|Mt Lofty summit|
The town of Hahndorf is absolutely delightful and is described as Australia's oldest surviving German settlement. It has a strong village feel; its streets are planted with 100-year-old plane and elm trees, and lined with cafes, shops, craft outlets and galleries, and the sandstone buildings are softened with roses, vines and lavender.
In 1838, a group of German Lutherans emigrated to South Australia to avoid religious persecution by the King of Prussia. They arrived at Port Adelaide in the ship Zebra under the captaincy of Dirk Hahn (a Dane). He had grown to respect the passengers and promised to help them achieve their goal of settling and farming together, negotiating a parcel of land in the Adelaide Hills for them.
The negotiated contract provided the families with 100 acres of land rent-free for the first year along with a years' provision of seeds and some livestock, all on credit as a communal debt. To earn the money to repay the debt, many of the men left the village to work for wealthy landowners clearing the bush and building fences. The women were left behind to labour on their small farms, raising animals and vegetable gardens and making butter and cheese.
These women found a ready market in Adelaide for their fresh produce (as almost everything was imported to the colony at the time) and they walked the 35km winding track with their goods in baskets on their backs or suspended from yokes across their shoulders. After a few years the 52 pioneer families had completely repaid their debt. They named their settlement Hahndorf (Hahn's village) in honour of Captain Hahn who had helped them achieve their freedom.
During World War One there was anti-German prejudice and this resulted in all the German names of settlements being changed. Hahndorf became Ambleside in 1917. It was reverted to Hahndorf in 1935 as part of South Australia’s centenary celebration.
The villagers are very proud of their German heritage and it is everywhere evident from the taditional menus at the pubs to the structure of the buildings, and the items on sale: clocks; steins and intricate woodwork, candles and German folk art.
I adored the musical boxes (spieldosen), nativity scenes, teddies and santas, little bakers, reindeer and carol singers in lederhosen. The wooden children's toys are outstanding with carvings of old men playing chess, mini fishermen and an entire range of nutcracker soldiers, dentists and beer drinkers!
We called into the German Cake Shop for morning tea, where we had giant pretzel doughnuts and cherry strudel.
Sausages are another German speciality: fresh, cooked, smoked, cured and dried. Several shops display racks of them hung up to tempt buyers with their delectable smell. We bought Aussie-made in the end with a kangaroo salami, and avoided the unsubtly-named bum burner.
Nearby Lobethal was renamed Tweedvale during the anti-German paranoia of WWI but reverted to its original name soon after.
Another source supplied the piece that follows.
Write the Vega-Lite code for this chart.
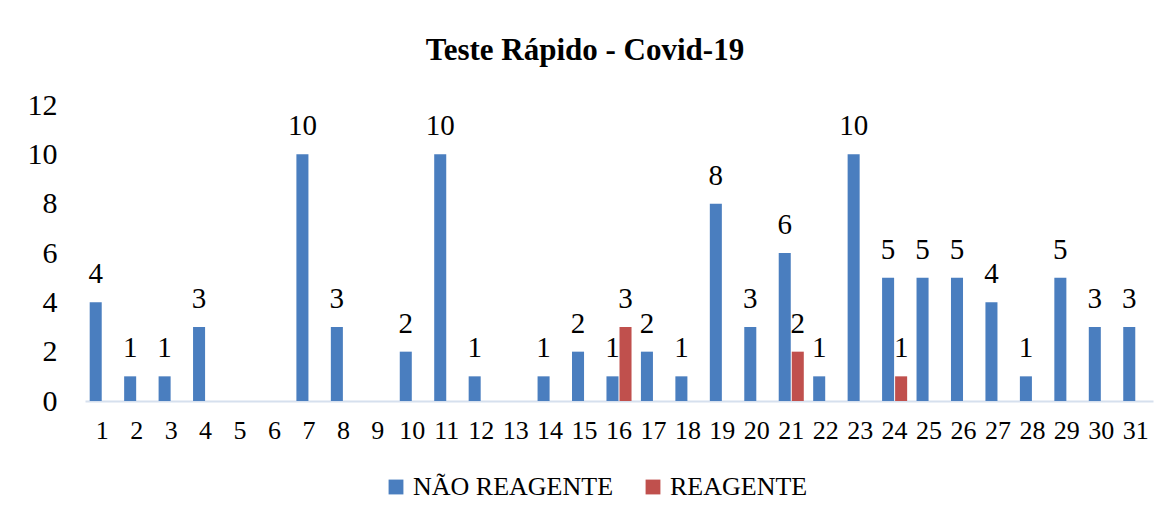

It is known for its Christmas festival of lights, its Grand Carnival, weekend markets, and old woolleen mill where the Onkapiringa blankets were made. We appreciated it for its support of the Tour Down Under and its microbrewery.
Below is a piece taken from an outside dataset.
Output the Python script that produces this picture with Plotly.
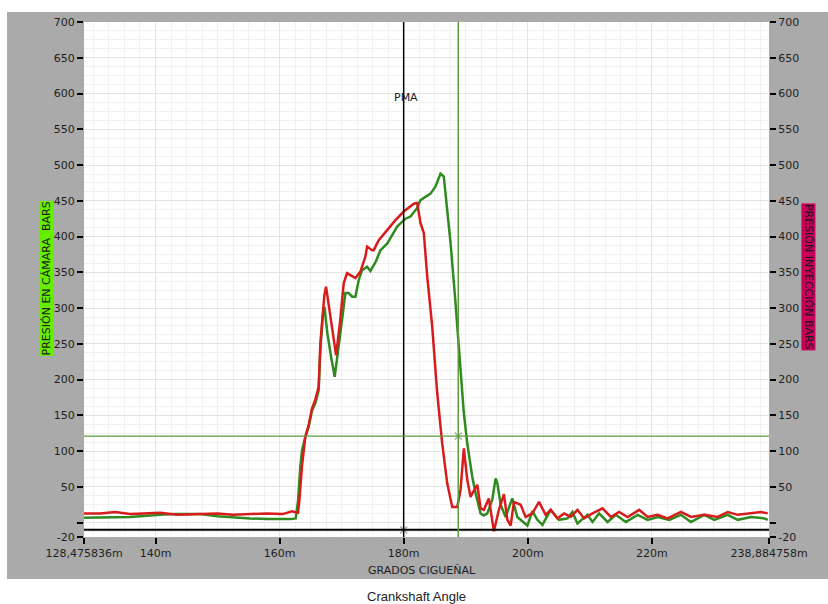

|This artwork made from Paris Creek marble by South Korean sculptor Hwang Seong Woo was commissioned to celebrate Lobethal's woollen mill history - how's that for multicultural!|
Naturally we had to visit the microbrewery at Lobethal Bierhaus! Once again we had a tasting paddle so we could sample the wares, beginning with a Bohemian Pilsner (4.8%) - straw colour, yeasty barley taste, crisp and refreshing; recommended as an accompaniment to a fish dish.
We moved onto the Hefeweizen (5.4%) which tasted like those fondant banana sweets and was supposedly good with a summer salad, and then the boldly named Good Bier (4.8%) which was an easy drinking beer with moderate bitterness and citrus flavours - probably a fine match for a cheese and pickle sandwich.
|Lobethal Bierhaus, ouside and in.|
My favourite was the Bruce (3.5%), which is considered a 'light' beer, although this is actually the usual strength of top English beers (Brakspear's is 3.8%). It's golden brown in colour and made with British malts (including Maris Otter), Whitbread yeast, and a hop combination of UK Challenger and NZ High Alpha variety 'Big Banger'. It's nutty, bitter, hoppy and absolutely yummy.
Their Pale Ale (5.6%) claims to be 'like Little Creatures' although I'm not entirely certain of that. It's an American-hop-based golden copper ale with a sweeter taste and an aroma of pubs. The tasting ntes suggest you pair it with a hot chilli dish or rich food.
The Red Truck Porter ((5.2%) has a roasted malt flavour and a strong suggestion of smoked almonds. And finally the Chocolate Oatmeal Stout (5.8%) relies upon golden rolled oats and English hops and yeast to present hints of chocolate and roasted coffee flavours with a smooth, silky finish. This would invariably be a winter favourite to be savoured in front of a smoky peat fire.
|Him Outdoors compares notes with The Friesian|
We returned to our hosts to eat our spoils from the markets - date sourdough bread, camembert, fig paste, kangaroo salami, and smoked almonds. Another fine day's touristing.